In a development so dripping with British artistic heritage it could fill a Victoria sponge, Sir Paul McCartney, the nation's favourite octogenarian bassist, was today spotted indulging in a spot of six-string tomfoolery with Paul Mescal, the Irishman who has single-handedly convinced a generation that chain-mail is a viable fashion choice. The duo, locked in a musical embrace at some unspecified location dripping with ambient lighting and the faint whiff of tax avoidance, proceeded to 'jam.' Yes, jam. Like two schoolboys in a shed but with better tailoring and a combined net worth that could solve the national debt of a small Eastern European country.
Let us pause to consider the sheer, suffocating weight of this cultural moment. Here we have McCartney, a man who co-wrote 'Yesterday' (a song so overplayed it should have its own UN resolution) and Mescal, a man who made us all weep over a pair of shorts in 'Normal People.' Together, they represent a sort of cultural kryptonite. They are the human embodiment of a Best of British compilation album, the kind they sell at motorway service stations for a fiver. The audacity of it, the sheer bulldog-breath confidence.
What was played, you ask? A few chords of 'Let It Be' perhaps, to sooth the nation's fractured psyche? Or a deep cut, a forgotten B-side from 'Wild Life' that only the most dedicated McCartney boffins would recognise? The details are, of course, as hazy as a morning after a bottle of Gordon's. But that's not the point. The point is the gesture. The point is the photograph, the fleeting glimpse of two Pauls: one a knight of the realm, the other a saint of the small screen. It is a baton pass. It is a moment of cultural osmosis. It is also a very effective way to distract us from the fact that the country is, to put it mildly, absolutely knackered.
And what of the global stage? Ah yes, the global stage. The very phrase suggests a sort of gilded proscenium arch where the nations of the world gather to applaud our contributions. And applaud they will. For this is not a jam, it is a statement. A statement that says: despite crumbling infrastructure, a cost of living crisis that would make Ebenezer Scrooge blush, and a political class that resembles a particularly dim-witted pantomime horse, Britain can still produce moments of such exquisite, pointless beauty that the world must stop and stare. It is the soft power of a nation that is running on fumes and the memory of empire, and by God, it works.

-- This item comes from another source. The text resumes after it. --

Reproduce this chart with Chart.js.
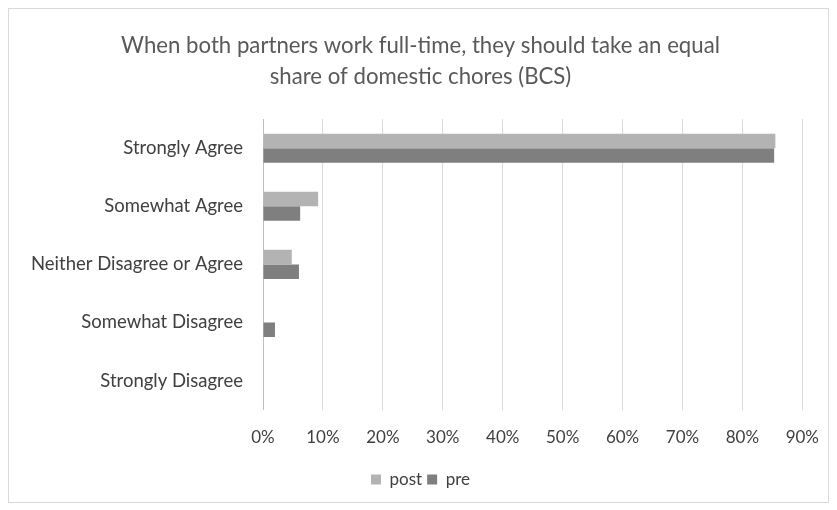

One imagines the scene: McCartney, his fingers arthritic but still nimble, coaxing out melodies that have soundtracked generations of car adverts and airport departures. Mescal, looking appropriately pensive, perhaps even a little intimidated, but soldiering on with the stoicism of a man who has, after all, survived a rendition of 'When the Party's Over.' The strings vibrate, the air thickens with nostalgia, and somewhere, a BBC executive is already commissioning a 'Paul and Paul: The Reunion Tour' documentary for BBC Two.
Yet, let us not get too misty-eyed. This is, after all, a publicity stunt of the highest order. A calculated elbow-nudge. The meshing of two distinct brands: one steeped in the legacy of the most famous band in history, the other in the quiet, brooding intensity of being the internet's current favourite sad boy. It is genius. It is marketing. It is also, against all odds, a little bit lovely. Because in a world that is currently on fire, watching two talented people make something beautiful together, even if it is just for a few hours, feels a little bit like a respite. A small, gin-soaked respite.
So raise a glass to McCartney and Mescal, the unlikeliest duo since Laurel and Hardy, or Brexit and Common Sense. They have reminded us, however briefly, that British artistic heritage is still a thing, a fragile but powerful thing, and that as long as we have men in leather trousers and linen shirts strumming guitars, we might just be okay. Or at least, we'll have a bloody good soundtrack while we go down.